# Mimaki CG 60sr - problem



## chuppo (Sep 26, 2007)

Hi guys,
I have a problem with my mimaki cg 60 sr (again)... 

It was working good all the time, but all of a sudden, now it gives me a message like "cannot send information to the plotter"... like there is no connection, but when I reconnect it it says that there is new hardware found installed and ready, but still, there is no icon in "my computer" and it still gives me the same message. I tried everything, I reinstalled the entire software, but still the same report...

does anyone know what could be a problem and how to solve it???

thanx


----------



## mk162 (Sep 24, 2007)

Could be a port error, try another port or even the cable. A few of my USB ports no longer work, either the chip has gone bad or there's some stupid error that I don't care to deal with. It's easier to just use another slot.


----------



## chuppo (Sep 26, 2007)

I already tried to change ports, doesnt work... 

now I'm going out to look for a new cable...

thanx for the help...


----------



## chuppo (Sep 26, 2007)

no, use...new cable doesnt help...still the same...


first it gives me the message "data with stroke weight specified was found. FineCut cuts the center of the stroke width." then after that it says it cannot send information to plotter...

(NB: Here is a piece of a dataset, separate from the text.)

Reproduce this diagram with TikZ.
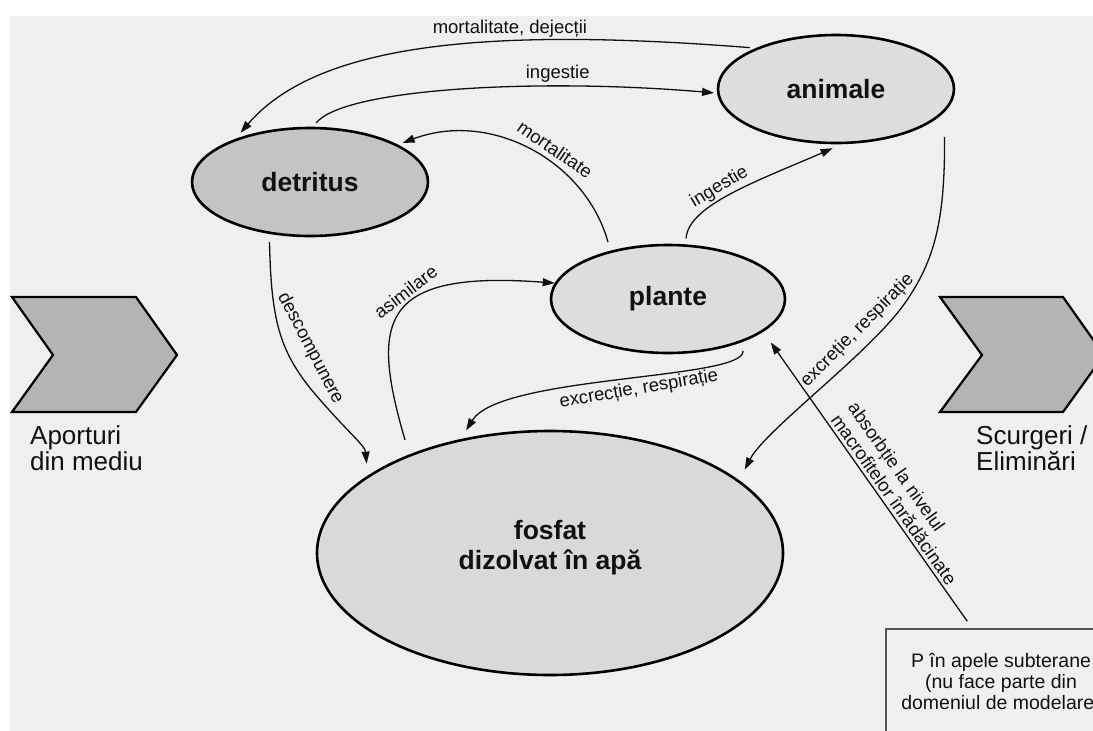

if anyone knows what else could I do...


----------



## Redcarurbanarts (Jun 4, 2007)

I am having exactly the same problem... if you found a solution please let me know


----------



## Redcarurbanarts (Jun 4, 2007)

Ok... so I fixed it, and I think it might be worth while me posting here what came to be my solution. 

Then perhaps it'll help someone else like me who is sat on their computer at "daft o'clock" trying to fix things so that they don't have to let down their customers in the morning.

First thing in the morning I phoned up the tech guys at signmaster and they had the solution in a matter of seconds.

It turns out that finecut actually has some tools/options settings that I was not aware of.... they are not located in the finecut program that appears when you click to plot your graphic. They are actually located on the top icon bar within "Coreldraw". The tools/options icon can be identified by three horizontal lines with dots next to them.

Turns out there is an option in here to select the comms port, and somehow it had reset itself... simply a case of selecting USB and your off again.. Whoop Whoop!!

Hope this helps someone.... Enjoy!


----------



## lesskone (Dec 14, 2009)

it helps a lot! 
thanks


----------



## Trykk (Dec 29, 2016)

Old post but same problem.

Good solution, but i cant change to other ports. USB is grayed out.. Using Illustrator 2017 though. Could that be it?


----------